> **Work required**:
Go through the entries and transcribe each one exactly, dropping the pictures.

(Rows from a dataset of charts and code)

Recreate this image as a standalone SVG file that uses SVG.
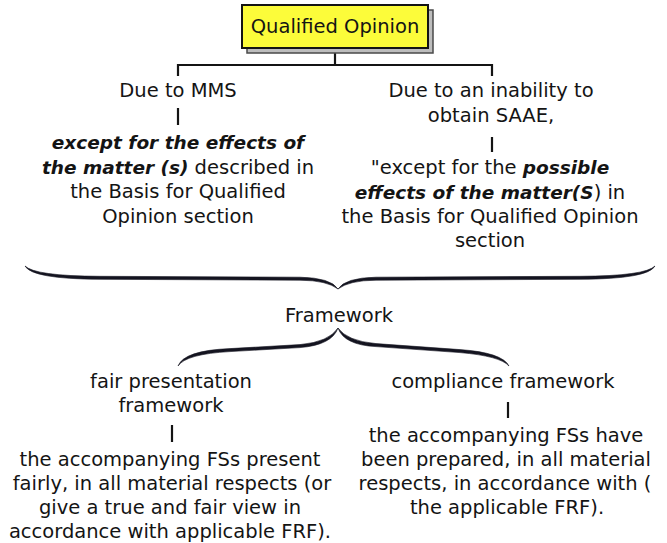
<svg xmlns="http://www.w3.org/2000/svg" width="667" height="543" viewBox="0 0 667 543">
<style>
  text { font-family: "DejaVu Sans", "Noto Sans", sans-serif; font-size: 19.5px; fill: #141414; text-anchor: middle; }
  .b { font-weight: bold; font-style: italic; font-size: 18.5px; }
  .ln { stroke: #141414; stroke-width: 2.2; fill: none; }
  .br { fill: #141420; stroke: #141420; stroke-width: 0.6; stroke-linejoin: round; }
</style>
<rect width="667" height="543" fill="#ffffff"/>

<g id="connectors">
  <line class="ln" x1="335" y1="48" x2="335" y2="65"/>
  <polyline class="ln" points="178,76 178,65 492,65 492,76"/>
  <line class="ln" x1="178" y1="108" x2="178" y2="125"/>
  <line class="ln" x1="492" y1="137" x2="492" y2="152"/>
  <line class="ln" x1="172" y1="425" x2="172" y2="442"/>
  <line class="ln" x1="508" y1="402" x2="508" y2="418"/>
  <!-- upper brace -->
  <path class="br" d="M25,266 Q35,276 100,276.3 L300,277.2 Q331,277.8 338,289 Q327,280.4 300,280.2 L100,279.3 Q32,279 25,266 Z"/>
  <path class="br" d="M655,266 Q645,276 580,276.3 L376,277.2 Q345,277.8 338,289 Q349,280.4 376,280.2 L580,279.3 Q648,279 655,266 Z"/>
  <!-- lower brace -->
  <path class="br" d="M178,366 Q184,350.5 230,348.6 L300,344.6 Q329,342 338,328 Q332,345 300,347.6 L230,351.6 Q186,354 178,366 Z"/>
  <path class="br" d="M509,366 Q502,352.5 460,349.6 L376,343.6 Q347,341 338,328 Q344,345 376,346.6 L460,352.6 Q500,356 509,366 Z"/>
</g>

<g id="node-qualified-opinion">
  <rect x="247" y="10" width="186" height="43" fill="#bdbdbd" stroke="#4a4a4a" stroke-width="1.5"/>
  <rect x="242" y="5" width="186" height="43" fill="#fcfc3a" stroke="#141414" stroke-width="2"/>
  <text x="335" y="33">Qualified Opinion</text>
</g>

<g id="node-due-to-mms">
  <text x="178" y="97">Due to MMS</text>
</g>

<g id="node-mms-opinion">
  <text x="178" y="149" class="b">except for the effects of</text>
  <text x="178" y="174"><tspan class="b">the matter (s)</tspan> described in</text>
  <text x="178" y="198">the Basis for Qualified</text>
  <text x="178" y="223">Opinion section</text>
</g>

<g id="node-due-to-saae">
  <text x="491" y="97">Due to an inability to</text>
  <text x="491" y="122">obtain SAAE,</text>
</g>

<g id="node-saae-opinion">
  <text x="490" y="174">"except for the <tspan class="b">possible</tspan></text>
  <text x="490" y="199"><tspan class="b">effects of the matter(S</tspan>) in</text>
  <text x="490" y="223">the Basis for Qualified Opinion</text>
  <text x="490" y="247">section</text>
</g>

<g id="node-framework">
  <text x="339" y="322">Framework</text>
</g>

<g id="node-fair-presentation">
  <text x="171" y="388">fair presentation</text>
  <text x="171" y="412">framework</text>
</g>

<g id="node-fair-opinion">
  <text x="170" y="466">the accompanying FSs present</text>
  <text x="172" y="490">fairly, in all material respects (or</text>
  <text x="170" y="514">give a true and fair view in</text>
  <text x="170" y="538">accordance with applicable FRF).</text>
</g>

<g id="node-compliance">
  <text x="503" y="388">compliance framework</text>
</g>

<g id="node-compliance-opinion">
  <text x="506" y="442">the accompanying FSs have</text>
  <text x="506" y="466">been prepared, in all material</text>
  <text x="505" y="490">respects, in accordance with (</text>
  <text x="507" y="514">the applicable FRF).</text>
</g>
</svg>
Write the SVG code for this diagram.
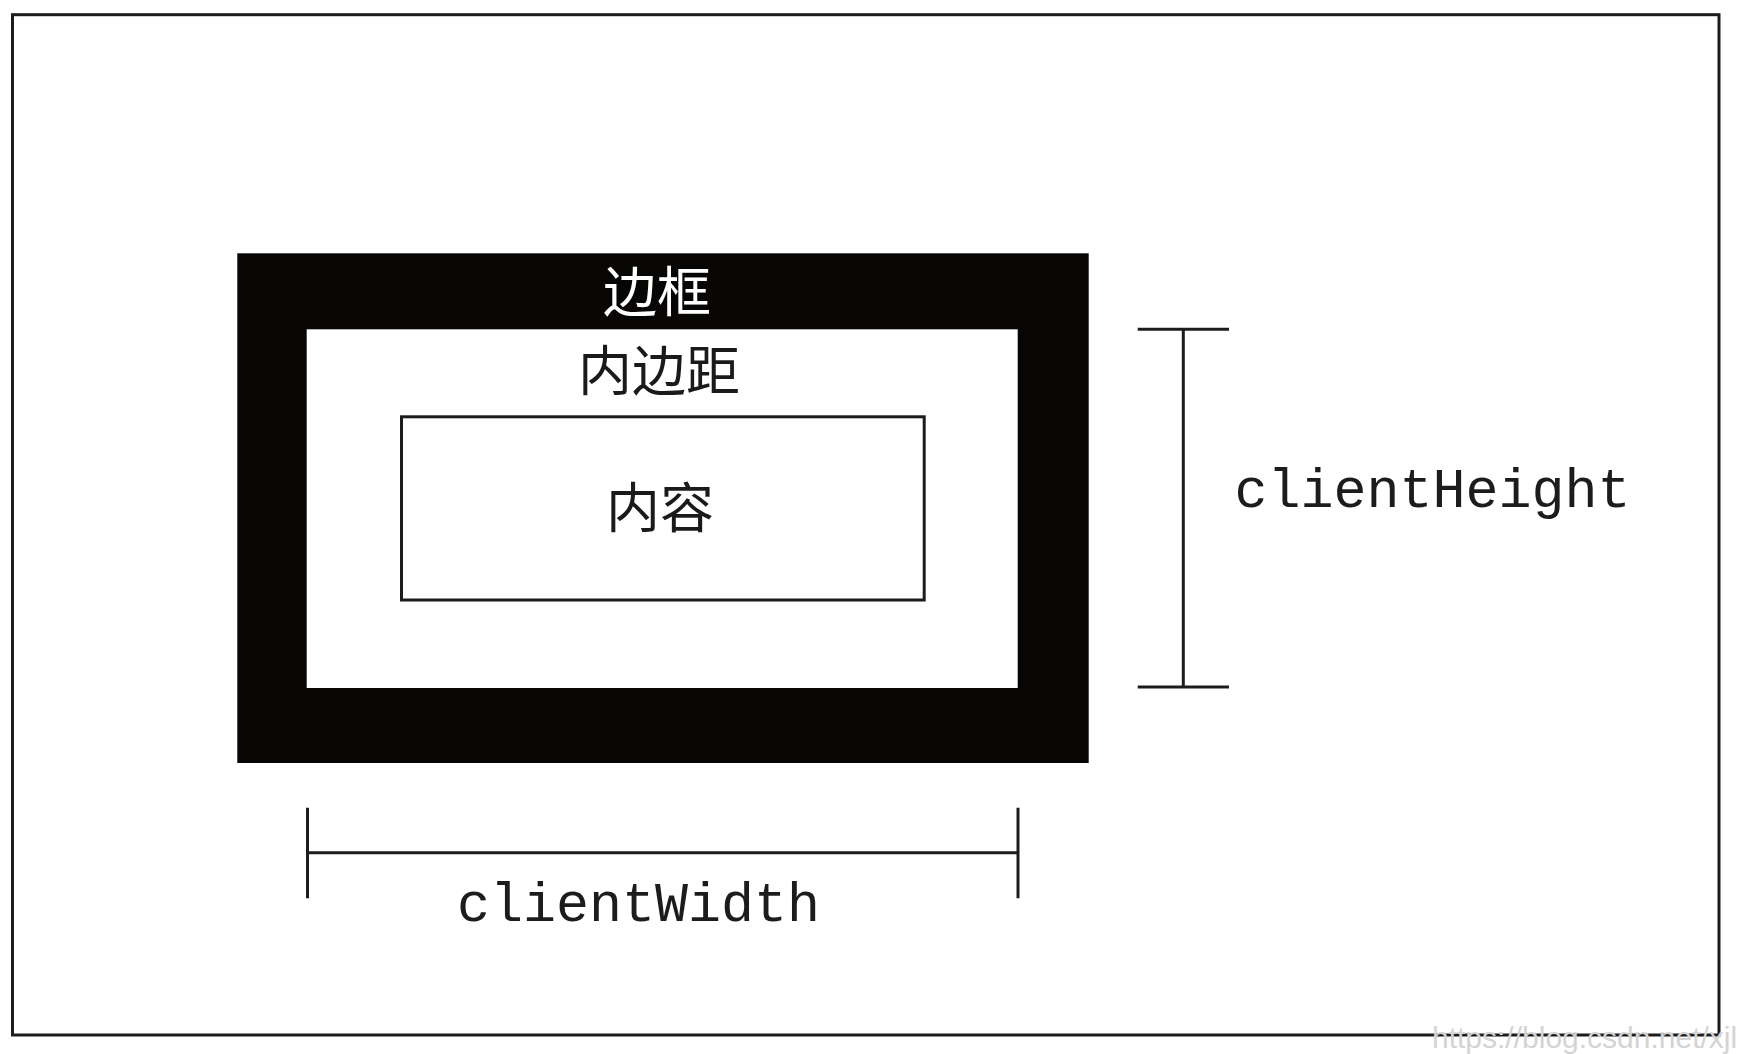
<svg xmlns="http://www.w3.org/2000/svg" width="1738" height="1054" viewBox="0 0 1738 1054">
  <style>
    .ln { stroke: #1c1c1c; stroke-width: 3; fill: none; }
    .cjk { font-family: "Noto Sans CJK SC", "Noto Sans CJK TC", sans-serif; font-size: 54px; text-anchor: middle; }
    .mono { font-family: "Liberation Mono", "DejaVu Sans Mono", monospace; font-size: 55px; fill: #1c1c1c; text-anchor: middle; }
    .wm { font-family: "Liberation Sans", Arial, sans-serif; font-size: 30px; fill: #d4d4d4; }
  </style>
  <rect width="1738" height="1054" fill="#ffffff"/>
  <g id="frame">
    <rect x="12.5" y="14.7" width="1706.5" height="1020.3" class="ln"/>
  </g>
  <g id="border">
    <rect x="237.3" y="253.3" width="851.4" height="509.7" fill="#070604"/>
    <text x="657" y="312" class="cjk" fill="#ffffff">边框</text>
  </g>
  <g id="padding">
    <rect x="306.7" y="329.3" width="711" height="358.7" fill="#ffffff"/>
    <text x="659" y="391" class="cjk" fill="#1a1a1a">内边距</text>
  </g>
  <g id="content">
    <rect x="401.5" y="416.8" width="522.7" height="183.2" class="ln" fill="#ffffff"/>
    <text x="660" y="528" class="cjk" fill="#1a1a1a">内容</text>
  </g>
  <g id="connectors">
    <path class="ln" d="M1137.7 329.3 H1229 M1183.3 329.3 V687 M1137.7 687 H1229"/>
    <path class="ln" d="M307.5 807.7 V898.3 M307.5 852.7 H1018 M1018 807.7 V898.3"/>
  </g>
  <g id="clientHeight">
    <text x="1432.5" y="507" class="mono">clientHeight</text>
  </g>
  <g id="clientWidth">
    <text x="638.5" y="921" class="mono">clientWidth</text>
  </g>
  <text x="1432" y="1048" class="wm">https://blog.csdn.net/xjl</text>
</svg>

> **Result of this exercise**:
Recreate this image as a standalone SVG file that uses SVG.
<svg xmlns="http://www.w3.org/2000/svg" width="667" height="543" viewBox="0 0 667 543">
<style>
  text { font-family: "DejaVu Sans", "Noto Sans", sans-serif; font-size: 19.5px; fill: #141414; text-anchor: middle; }
  .b { font-weight: bold; font-style: italic; font-size: 18.5px; }
  .ln { stroke: #141414; stroke-width: 2.2; fill: none; }
  .br { fill: #141420; stroke: #141420; stroke-width: 0.6; stroke-linejoin: round; }
</style>
<rect width="667" height="543" fill="#ffffff"/>

<g id="connectors">
  <line class="ln" x1="335" y1="48" x2="335" y2="65"/>
  <polyline class="ln" points="178,76 178,65 492,65 492,76"/>
  <line class="ln" x1="178" y1="108" x2="178" y2="125"/>
  <line class="ln" x1="492" y1="137" x2="492" y2="152"/>
  <line class="ln" x1="172" y1="425" x2="172" y2="442"/>
  <line class="ln" x1="508" y1="402" x2="508" y2="418"/>
  <!-- upper brace -->
  <path class="br" d="M25,266 Q35,276 100,276.3 L300,277.2 Q331,277.8 338,289 Q327,280.4 300,280.2 L100,279.3 Q32,279 25,266 Z"/>
  <path class="br" d="M655,266 Q645,276 580,276.3 L376,277.2 Q345,277.8 338,289 Q349,280.4 376,280.2 L580,279.3 Q648,279 655,266 Z"/>
  <!-- lower brace -->
  <path class="br" d="M178,366 Q184,350.5 230,348.6 L300,344.6 Q329,342 338,328 Q332,345 300,347.6 L230,351.6 Q186,354 178,366 Z"/>
  <path class="br" d="M509,366 Q502,352.5 460,349.6 L376,343.6 Q347,341 338,328 Q344,345 376,346.6 L460,352.6 Q500,356 509,366 Z"/>
</g>

<g id="node-qualified-opinion">
  <rect x="247" y="10" width="186" height="43" fill="#bdbdbd" stroke="#4a4a4a" stroke-width="1.5"/>
  <rect x="242" y="5" width="186" height="43" fill="#fcfc3a" stroke="#141414" stroke-width="2"/>
  <text x="335" y="33">Qualified Opinion</text>
</g>

<g id="node-due-to-mms">
  <text x="178" y="97">Due to MMS</text>
</g>

<g id="node-mms-opinion">
  <text x="178" y="149" class="b">except for the effects of</text>
  <text x="178" y="174"><tspan class="b">the matter (s)</tspan> described in</text>
  <text x="178" y="198">the Basis for Qualified</text>
  <text x="178" y="223">Opinion section</text>
</g>

<g id="node-due-to-saae">
  <text x="491" y="97">Due to an inability to</text>
  <text x="491" y="122">obtain SAAE,</text>
</g>

<g id="node-saae-opinion">
  <text x="490" y="174">"except for the <tspan class="b">possible</tspan></text>
  <text x="490" y="199"><tspan class="b">effects of the matter(S</tspan>) in</text>
  <text x="490" y="223">the Basis for Qualified Opinion</text>
  <text x="490" y="247">section</text>
</g>

<g id="node-framework">
  <text x="339" y="322">Framework</text>
</g>

<g id="node-fair-presentation">
  <text x="171" y="388">fair presentation</text>
  <text x="171" y="412">framework</text>
</g>

<g id="node-fair-opinion">
  <text x="170" y="466">the accompanying FSs present</text>
  <text x="172" y="490">fairly, in all material respects (or</text>
  <text x="170" y="514">give a true and fair view in</text>
  <text x="170" y="538">accordance with applicable FRF).</text>
</g>

<g id="node-compliance">
  <text x="503" y="388">compliance framework</text>
</g>

<g id="node-compliance-opinion">
  <text x="506" y="442">the accompanying FSs have</text>
  <text x="506" y="466">been prepared, in all material</text>
  <text x="505" y="490">respects, in accordance with (</text>
  <text x="507" y="514">the applicable FRF).</text>
</g>
</svg>
Write the SVG code for this diagram.
<svg xmlns="http://www.w3.org/2000/svg" width="1738" height="1054" viewBox="0 0 1738 1054">
  <style>
    .ln { stroke: #1c1c1c; stroke-width: 3; fill: none; }
    .cjk { font-family: "Noto Sans CJK SC", "Noto Sans CJK TC", sans-serif; font-size: 54px; text-anchor: middle; }
    .mono { font-family: "Liberation Mono", "DejaVu Sans Mono", monospace; font-size: 55px; fill: #1c1c1c; text-anchor: middle; }
    .wm { font-family: "Liberation Sans", Arial, sans-serif; font-size: 30px; fill: #d4d4d4; }
  </style>
  <rect width="1738" height="1054" fill="#ffffff"/>
  <g id="frame">
    <rect x="12.5" y="14.7" width="1706.5" height="1020.3" class="ln"/>
  </g>
  <g id="border">
    <rect x="237.3" y="253.3" width="851.4" height="509.7" fill="#070604"/>
    <text x="657" y="312" class="cjk" fill="#ffffff">边框</text>
  </g>
  <g id="padding">
    <rect x="306.7" y="329.3" width="711" height="358.7" fill="#ffffff"/>
    <text x="659" y="391" class="cjk" fill="#1a1a1a">内边距</text>
  </g>
  <g id="content">
    <rect x="401.5" y="416.8" width="522.7" height="183.2" class="ln" fill="#ffffff"/>
    <text x="660" y="528" class="cjk" fill="#1a1a1a">内容</text>
  </g>
  <g id="connectors">
    <path class="ln" d="M1137.7 329.3 H1229 M1183.3 329.3 V687 M1137.7 687 H1229"/>
    <path class="ln" d="M307.5 807.7 V898.3 M307.5 852.7 H1018 M1018 807.7 V898.3"/>
  </g>
  <g id="clientHeight">
    <text x="1432.5" y="507" class="mono">clientHeight</text>
  </g>
  <g id="clientWidth">
    <text x="638.5" y="921" class="mono">clientWidth</text>
  </g>
  <text x="1432" y="1048" class="wm">https://blog.csdn.net/xjl</text>
</svg>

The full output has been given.